Is a ฿569 Pinot Noir worth buying, or should I always spend more?
The Casillero Del Diablo at ฿569 is worth buying. It's honest Pinot Noir at an honest price — not complex, not age-worthy, but correctly made and immediately enjoyable. If you want Pinot Noir's full range of expression, you need to spend ฿1,000 or more. But the ฿569 bottle is a legitimate drink, not a compromise.
How long can I keep a Pinot Noir before it goes off?
Entry-level Pinot Noir (Chilean, basic NZ) is for drinking within 2–3 years of vintage. Marlborough Pinot from good producers: 3–5 years. Burgundy Village level: 5–8 years. Premier Cru and Grand Cru Burgundy: 10–20+ years. In Bangkok's heat, storage matters enormously — wine deteriorates rapidly at warm temperatures. Without a proper wine fridge (14–16°C), drink your bottles young rather than "saving" them.
What's the difference between Pinot Noir and Pinot Grigio?
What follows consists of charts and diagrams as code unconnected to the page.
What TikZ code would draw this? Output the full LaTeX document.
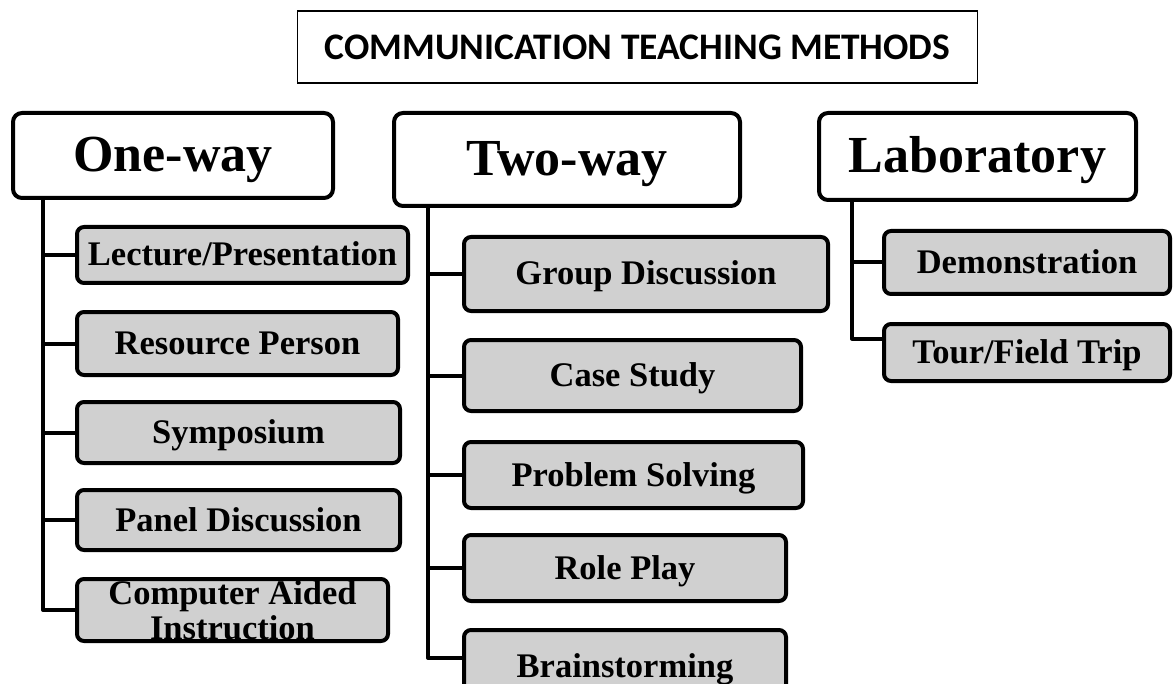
\documentclass[tikz,border=0pt]{standalone}
\usepackage{fontspec}
\newfontfamily\methserif{Liberation Serif}
\newfontfamily\methsans{Carlito}
\definecolor{itemgray}{RGB}{208,208,208}

\begin{document}
\begin{tikzpicture}[x=1pt,y=-1pt,
  titlebox/.style={draw,line width=1.3pt,inner sep=0pt,
    font=\methsans\bfseries\fontsize{37.5}{40}\selectfont},
  catbox/.style={draw,fill=white,line width=4pt,rounded corners=9pt,inner sep=0pt,
    text height=33pt,text depth=0pt,
    font=\methserif\bfseries\fontsize{52}{56}\selectfont},
  itembox/.style={draw,fill=itemgray,line width=4pt,rounded corners=7pt,inner sep=0pt,
    text height=22pt,text depth=0pt,
    font=\methserif\bfseries\fontsize{34.5}{35}\selectfont},
  trunk/.style={line width=4pt,line join=round}]
\useasboundingbox (0,0) rectangle (1174,684);

% heading
\node[titlebox,minimum width=680,minimum height=72] (title) at (637.5,47) {COMMUNICATION TEACHING METHODS};

% the three groups
\node[catbox,minimum width=320,minimum height=85] (one) at (173,155.5) {One-way};
\node[catbox,minimum width=346,minimum height=93] (two) at (567,159.5) {Two-way};
\node[catbox,minimum width=317,minimum height=87] (lab) at (977.5,156.5) {Laboratory};

% one-way methods
\node[itembox,minimum width=331,minimum height=56] (lec) at (242.5,255) {Lecture/Presentation};
\node[itembox,minimum width=321,minimum height=63] (res) at (237.5,343.5) {Resource Person};
\node[itembox,minimum width=323,minimum height=61] (sym) at (238.5,432.5) {Symposium};
\node[itembox,minimum width=323,minimum height=60] (pan) at (238.5,520) {Panel Discussion};
\node[itembox,minimum width=311,minimum height=62,align=center,inner ysep=-5pt,
  text height=,text depth=] (cai) at (232.5,610) {Computer Aided\\Instruction};

% two-way methods
\node[itembox,minimum width=364,minimum height=74] (grp) at (646,274) {Group Discussion};
\node[itembox,minimum width=337,minimum height=71] (cas) at (632.5,375.5) {Case Study};
\node[itembox,minimum width=339,minimum height=66] (pro) at (633.5,475) {Problem Solving};
\node[itembox,minimum width=322,minimum height=66] (rol) at (625,568) {Role Play};
\node[itembox,minimum width=322,minimum height=72] (bra) at (625,666) {Brainstorming};

% laboratory methods
\node[itembox,minimum width=286,minimum height=63] (dem) at (1027,262.5) {Demonstration};
\node[itembox,minimum width=286,minimum height=57] (tou) at (1027,352.5) {Tour/Field Trip};

% tree lines
\coordinate (oneroot) at ([xshift=32pt]one.south west);
\coordinate (tworoot) at ([xshift=36pt]two.south west);
\coordinate (labroot) at ([xshift=35pt]lab.south west);
\foreach \n in {lec,res,sym,pan,cai}
  \draw[trunk] (oneroot) |- (\n.west);
\foreach \n in {grp,cas,pro,rol}
  \draw[trunk] (tworoot) |- (\n.west);
\draw[trunk] (tworoot) |- ([yshift=8pt]bra.west);
\draw[trunk] (labroot) |- (dem.west);
\draw[trunk] (labroot) |- ([yshift=14pt]tou.west);
\end{tikzpicture}
\end{document}
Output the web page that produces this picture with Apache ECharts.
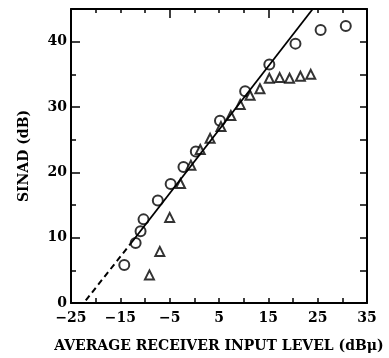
<!DOCTYPE html>
<html lang="en">
<head>
    <meta charset="UTF-8">
    <title>SINAD vs input level</title>
    <script src="https://cdn.jsdelivr.net/npm/echarts@6/dist/echarts.min.js"></script>
    <style>
        html, body { margin: 0; padding: 0; background: #fff; }
        #chart { width: 389px; height: 358px; }
    </style>
</head>
<body>
<div id="chart"></div>
<script type="text/javascript">
    let circleX = [-14.2, -11.9, -10.9, -10.3, -7.4, -4.8, -2.2, 0.3, 5.2, 10.3, 15.2, 20.5, 25.6, 30.7];
    let circleY = [5.8, 9.2, 11.0, 12.8, 15.7, 18.2, 20.8, 23.2, 27.9, 32.4, 36.5, 39.7, 41.8, 42.4];
    let triX = [-9.1, -7.0, -5.0, -2.8, -0.7, 1.2, 3.2, 5.4, 7.4, 9.3, 11.3, 13.3, 15.2, 17.3, 19.3, 21.5, 23.6];
    let triY = [4.3, 7.9, 13.1, 18.3, 21.1, 23.5, 25.2, 27.0, 28.7, 30.4, 31.8, 32.8, 34.4, 34.5, 34.4, 34.7, 35.0];
    // fitted line: dashed extrapolation + solid part
    let dashX = [-22, -13];
    let dashY = [0.4, 9.0];
    let solidX = [-13, 24];
    let solidY = [9.0, 45];
    let xLabels = [-25, -15, -5, 5, 15, 25, 35];
    let yLabels = [0, 10, 20, 30, 40];

    let font = 'DejaVu Serif';
    let zip = (a, b) => a.map((v, i) => [v, b[i]]);
    let minus = v => String(v).replace('-', '\u2212');
    let axisLine = {show: true, onZero: false, lineStyle: {color: '#000', width: 2}};

    let chart = echarts.init(document.getElementById('chart'));
    chart.setOption({
        animation: false,
        grid: {left: 71, right: 22, top: 9, bottom: 53},
        xAxis: [
            {
                type: 'value', min: -25, max: 35, interval: 5,
                axisLine: axisLine,
                axisTick: {inside: true, length: 5, lineStyle: {color: '#000', width: 1.5}},
                splitLine: {show: false},
                axisLabel: {
                    color: '#000', fontFamily: font, fontWeight: 'bold', fontSize: 14, margin: 8,
                    formatter: v => xLabels.indexOf(v) >= 0 ? minus(v) : ''
                },
                name: 'AVERAGE RECEIVER INPUT LEVEL (dB\u03bc)',
                nameLocation: 'middle', nameGap: 36,
                nameTextStyle: {color: '#000', fontFamily: font, fontWeight: 'bold', fontSize: 14}
            },
            {
                type: 'value', position: 'top', min: -25, max: 35, interval: 20,
                axisLine: axisLine,
                axisTick: {inside: true, length: 9, lineStyle: {color: '#000', width: 1.5}},
                minorTick: {show: true, splitNumber: 4, length: 4, lineStyle: {color: '#000', width: 1.5}},
                axisLabel: {show: false},
                splitLine: {show: false}
            }
        ],
        yAxis: [
            {
                type: 'value', min: 0, max: 45, interval: 10,
                axisLine: axisLine,
                axisTick: {inside: true, length: 9, lineStyle: {color: '#000', width: 1.5}},
                minorTick: {show: true, splitNumber: 2, length: 5, lineStyle: {color: '#000', width: 1.5}},
                splitLine: {show: false},
                axisLabel: {
                    color: '#000', fontFamily: font, fontWeight: 'bold', fontSize: 14, margin: 4,
                    formatter: v => yLabels.indexOf(v) >= 0 ? String(v) : ''
                },
                name: 'SINAD (dB)', nameLocation: 'middle', nameGap: 40, nameRotate: 90,
                nameTextStyle: {color: '#000', fontFamily: font, fontWeight: 'bold', fontSize: 14}
            },
            {
                type: 'value', position: 'right', min: 0, max: 45, interval: 5,
                axisLine: axisLine,
                axisTick: {inside: true, length: 7, lineStyle: {color: '#000', width: 1.5}},
                axisLabel: {show: false},
                splitLine: {show: false}
            }
        ],
        series: [
            {
                type: 'line', data: zip(dashX, dashY), symbol: 'none',
                lineStyle: {color: '#000', width: 2, type: [6, 4]}
            },
            {
                type: 'line', data: zip(solidX, solidY), symbol: 'none', clip: true,
                lineStyle: {color: '#000', width: 1.8}
            },
            {
                type: 'scatter', data: zip(circleX, circleY), symbol: 'emptyCircle', symbolSize: 10,
                itemStyle: {color: '#000', borderWidth: 1.6}
            },
            {
                type: 'scatter', data: zip(triX, triY), symbol: 'emptyTriangle', symbolSize: 9,
                itemStyle: {color: '#000', borderWidth: 1.6}
            }
        ]
    });
</script>
</body>
</html>
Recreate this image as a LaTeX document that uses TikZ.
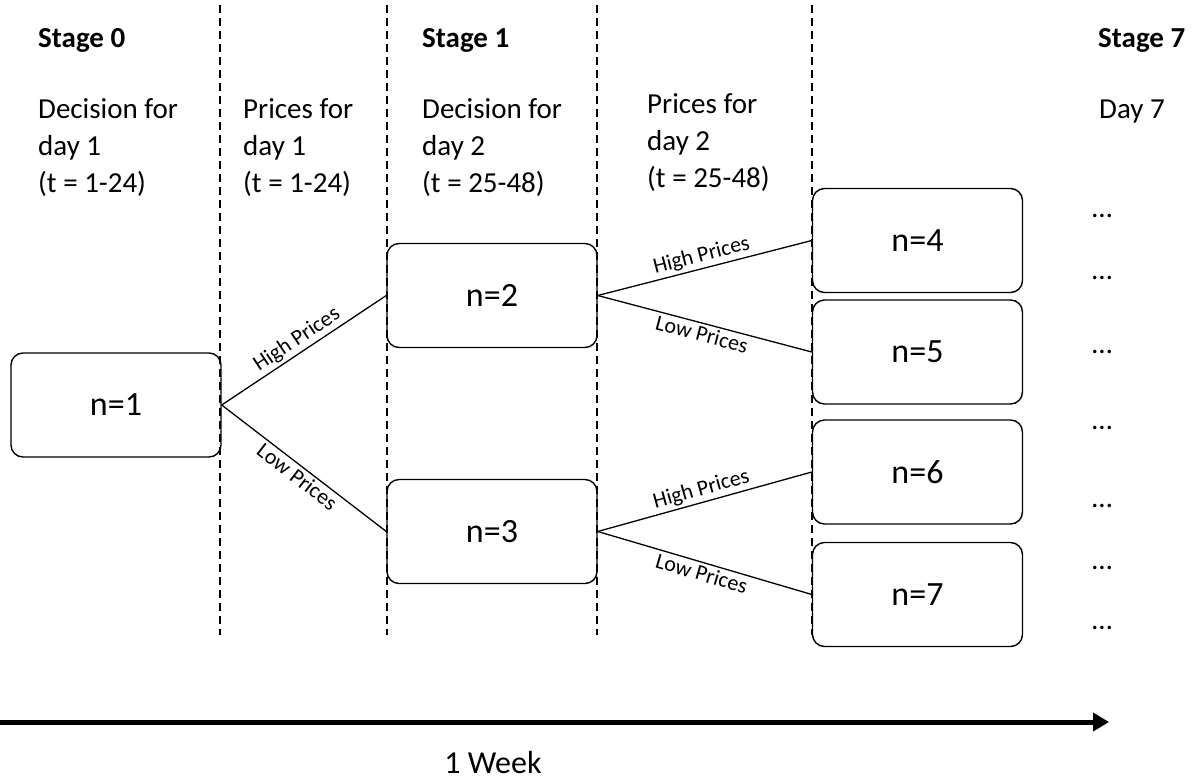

Same family name, completely different grape and wine. Pinot Noir (ปิโนต์ นัวร์) is a red grape producing red wine with red fruit, earth, and silk. Pinot Grigio / Pinot Gris is a white or pinkish mutation of the same family, producing white wine with different flavour characteristics entirely — typically lighter, citrusy, and crisp. The Pinot family includes Noir, Gris/Grigio, Blanc, and Meunier — all different wines from related grape clones.